What you need to do: Skip the pictures and repeat each line of the data exactly.

Material provided:
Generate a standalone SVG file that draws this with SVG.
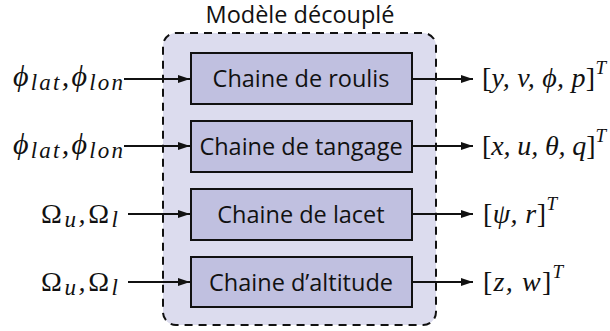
<svg xmlns="http://www.w3.org/2000/svg" width="610" height="331" viewBox="0 0 610 331">
<defs>
<marker id="ah" viewBox="0 0 12 8" refX="12" refY="4" markerWidth="12" markerHeight="8" markerUnits="userSpaceOnUse" orient="auto">
<path d="M0,0 L12,4 L0,8 Z" fill="#111"/>
</marker>
<style>
.title{font-family:"Open Sans",sans-serif;font-size:23.5px;fill:#111;text-anchor:middle}
.box{fill:#c0c0e0;stroke:#111;stroke-width:2}
.lbl{font-family:"Open Sans",sans-serif;font-size:23.5px;fill:#111;text-anchor:middle}
.m{font-family:"Liberation Serif","DejaVu Serif",serif;font-size:28px;font-style:italic;fill:#111}
.mi{font-size:30px}
.up{font-style:normal}
.sub{font-size:23px}
.sup{font-size:19px}
.c line{stroke:#111;stroke-width:2;marker-end:url(#ah)}
</style>
</defs>
<rect width="610" height="331" fill="#fff"/>
<g id="container">
<rect x="163" y="33" width="273" height="292" rx="13" fill="#dcdcee" stroke="#111" stroke-width="2" stroke-dasharray="8,6"/>
<text class="title" x="300" y="23">Modèle découplé</text>
</g>
<g id="roulis"><rect class="box" x="191" y="53" width="221" height="51"/><text class="lbl" x="301" y="87">Chaine de roulis</text></g>
<g id="tangage"><rect class="box" x="191" y="121" width="221" height="51"/><text class="lbl" x="301" y="155">Chaine de tangage</text></g>
<g id="lacet"><rect class="box" x="191" y="189" width="221" height="51"/><text class="lbl" x="301" y="223">Chaine de lacet</text></g>
<g id="altitude"><rect class="box" x="191" y="257" width="221" height="50"/><text class="lbl" x="301" y="291">Chaine d’altitude</text></g>
<g id="in1"><text class="m mi" x="13" y="86" textLength="110" lengthAdjust="spacing">ϕ<tspan class="sub" dy="4">lat</tspan><tspan dy="-4">,ϕ</tspan><tspan class="sub" dy="4">lon</tspan></text></g>
<g id="in2"><text class="m mi" x="13" y="154" textLength="110" lengthAdjust="spacing">ϕ<tspan class="sub" dy="4">lat</tspan><tspan dy="-4">,ϕ</tspan><tspan class="sub" dy="4">lon</tspan></text></g>
<g id="in3"><text class="m" x="41" y="223" textLength="77" lengthAdjust="spacing"><tspan class="up">Ω</tspan><tspan class="sub" dy="4">u</tspan><tspan dy="-4">,</tspan><tspan class="up">Ω</tspan><tspan class="sub" dy="4">l</tspan></text></g>
<g id="in4"><text class="m" x="41" y="291" textLength="77" lengthAdjust="spacing"><tspan class="up">Ω</tspan><tspan class="sub" dy="4">u</tspan><tspan dy="-4">,</tspan><tspan class="up">Ω</tspan><tspan class="sub" dy="4">l</tspan></text></g>
<g id="out1"><text class="m" x="482" y="87" textLength="124" lengthAdjust="spacing"><tspan class="up">[</tspan>y, v, ϕ, p<tspan class="up">]</tspan><tspan class="sup" dy="-13">T</tspan></text></g>
<g id="out2"><text class="m" x="482" y="155" textLength="124" lengthAdjust="spacing"><tspan class="up">[</tspan>x, u, θ, q<tspan class="up">]</tspan><tspan class="sup" dy="-13">T</tspan></text></g>
<g id="out3"><text class="m" x="483" y="223" textLength="74" lengthAdjust="spacing"><tspan class="up">[</tspan>ψ, r<tspan class="up">]</tspan><tspan class="sup" dy="-13">T</tspan></text></g>
<g id="out4"><text class="m" x="483" y="291" textLength="80" lengthAdjust="spacing"><tspan class="up">[</tspan>z, w<tspan class="up">]</tspan><tspan class="sup" dy="-13">T</tspan></text></g>
<g class="c" id="connectors">
<line x1="124" y1="79" x2="190" y2="79"/>
<line x1="124" y1="146" x2="190" y2="146"/>
<line x1="128" y1="214" x2="190" y2="214"/>
<line x1="128" y1="282" x2="190" y2="282"/>
<line x1="412" y1="79" x2="473" y2="79"/>
<line x1="412" y1="146" x2="473" y2="146"/>
<line x1="412" y1="214" x2="473" y2="214"/>
<line x1="412" y1="282" x2="473" y2="282"/>
</g>
</svg>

Reply to the exercise:
Generate a standalone SVG file that draws this with SVG.
<svg xmlns="http://www.w3.org/2000/svg" width="610" height="331" viewBox="0 0 610 331">
<defs>
<marker id="ah" viewBox="0 0 12 8" refX="12" refY="4" markerWidth="12" markerHeight="8" markerUnits="userSpaceOnUse" orient="auto">
<path d="M0,0 L12,4 L0,8 Z" fill="#111"/>
</marker>
<style>
.title{font-family:"Open Sans",sans-serif;font-size:23.5px;fill:#111;text-anchor:middle}
.box{fill:#c0c0e0;stroke:#111;stroke-width:2}
.lbl{font-family:"Open Sans",sans-serif;font-size:23.5px;fill:#111;text-anchor:middle}
.m{font-family:"Liberation Serif","DejaVu Serif",serif;font-size:28px;font-style:italic;fill:#111}
.mi{font-size:30px}
.up{font-style:normal}
.sub{font-size:23px}
.sup{font-size:19px}
.c line{stroke:#111;stroke-width:2;marker-end:url(#ah)}
</style>
</defs>
<rect width="610" height="331" fill="#fff"/>
<g id="container">
<rect x="163" y="33" width="273" height="292" rx="13" fill="#dcdcee" stroke="#111" stroke-width="2" stroke-dasharray="8,6"/>
<text class="title" x="300" y="23">Modèle découplé</text>
</g>
<g id="roulis"><rect class="box" x="191" y="53" width="221" height="51"/><text class="lbl" x="301" y="87">Chaine de roulis</text></g>
<g id="tangage"><rect class="box" x="191" y="121" width="221" height="51"/><text class="lbl" x="301" y="155">Chaine de tangage</text></g>
<g id="lacet"><rect class="box" x="191" y="189" width="221" height="51"/><text class="lbl" x="301" y="223">Chaine de lacet</text></g>
<g id="altitude"><rect class="box" x="191" y="257" width="221" height="50"/><text class="lbl" x="301" y="291">Chaine d’altitude</text></g>
<g id="in1"><text class="m mi" x="13" y="86" textLength="110" lengthAdjust="spacing">ϕ<tspan class="sub" dy="4">lat</tspan><tspan dy="-4">,ϕ</tspan><tspan class="sub" dy="4">lon</tspan></text></g>
<g id="in2"><text class="m mi" x="13" y="154" textLength="110" lengthAdjust="spacing">ϕ<tspan class="sub" dy="4">lat</tspan><tspan dy="-4">,ϕ</tspan><tspan class="sub" dy="4">lon</tspan></text></g>
<g id="in3"><text class="m" x="41" y="223" textLength="77" lengthAdjust="spacing"><tspan class="up">Ω</tspan><tspan class="sub" dy="4">u</tspan><tspan dy="-4">,</tspan><tspan class="up">Ω</tspan><tspan class="sub" dy="4">l</tspan></text></g>
<g id="in4"><text class="m" x="41" y="291" textLength="77" lengthAdjust="spacing"><tspan class="up">Ω</tspan><tspan class="sub" dy="4">u</tspan><tspan dy="-4">,</tspan><tspan class="up">Ω</tspan><tspan class="sub" dy="4">l</tspan></text></g>
<g id="out1"><text class="m" x="482" y="87" textLength="124" lengthAdjust="spacing"><tspan class="up">[</tspan>y, v, ϕ, p<tspan class="up">]</tspan><tspan class="sup" dy="-13">T</tspan></text></g>
<g id="out2"><text class="m" x="482" y="155" textLength="124" lengthAdjust="spacing"><tspan class="up">[</tspan>x, u, θ, q<tspan class="up">]</tspan><tspan class="sup" dy="-13">T</tspan></text></g>
<g id="out3"><text class="m" x="483" y="223" textLength="74" lengthAdjust="spacing"><tspan class="up">[</tspan>ψ, r<tspan class="up">]</tspan><tspan class="sup" dy="-13">T</tspan></text></g>
<g id="out4"><text class="m" x="483" y="291" textLength="80" lengthAdjust="spacing"><tspan class="up">[</tspan>z, w<tspan class="up">]</tspan><tspan class="sup" dy="-13">T</tspan></text></g>
<g class="c" id="connectors">
<line x1="124" y1="79" x2="190" y2="79"/>
<line x1="124" y1="146" x2="190" y2="146"/>
<line x1="128" y1="214" x2="190" y2="214"/>
<line x1="128" y1="282" x2="190" y2="282"/>
<line x1="412" y1="79" x2="473" y2="79"/>
<line x1="412" y1="146" x2="473" y2="146"/>
<line x1="412" y1="214" x2="473" y2="214"/>
<line x1="412" y1="282" x2="473" y2="282"/>
</g>
</svg>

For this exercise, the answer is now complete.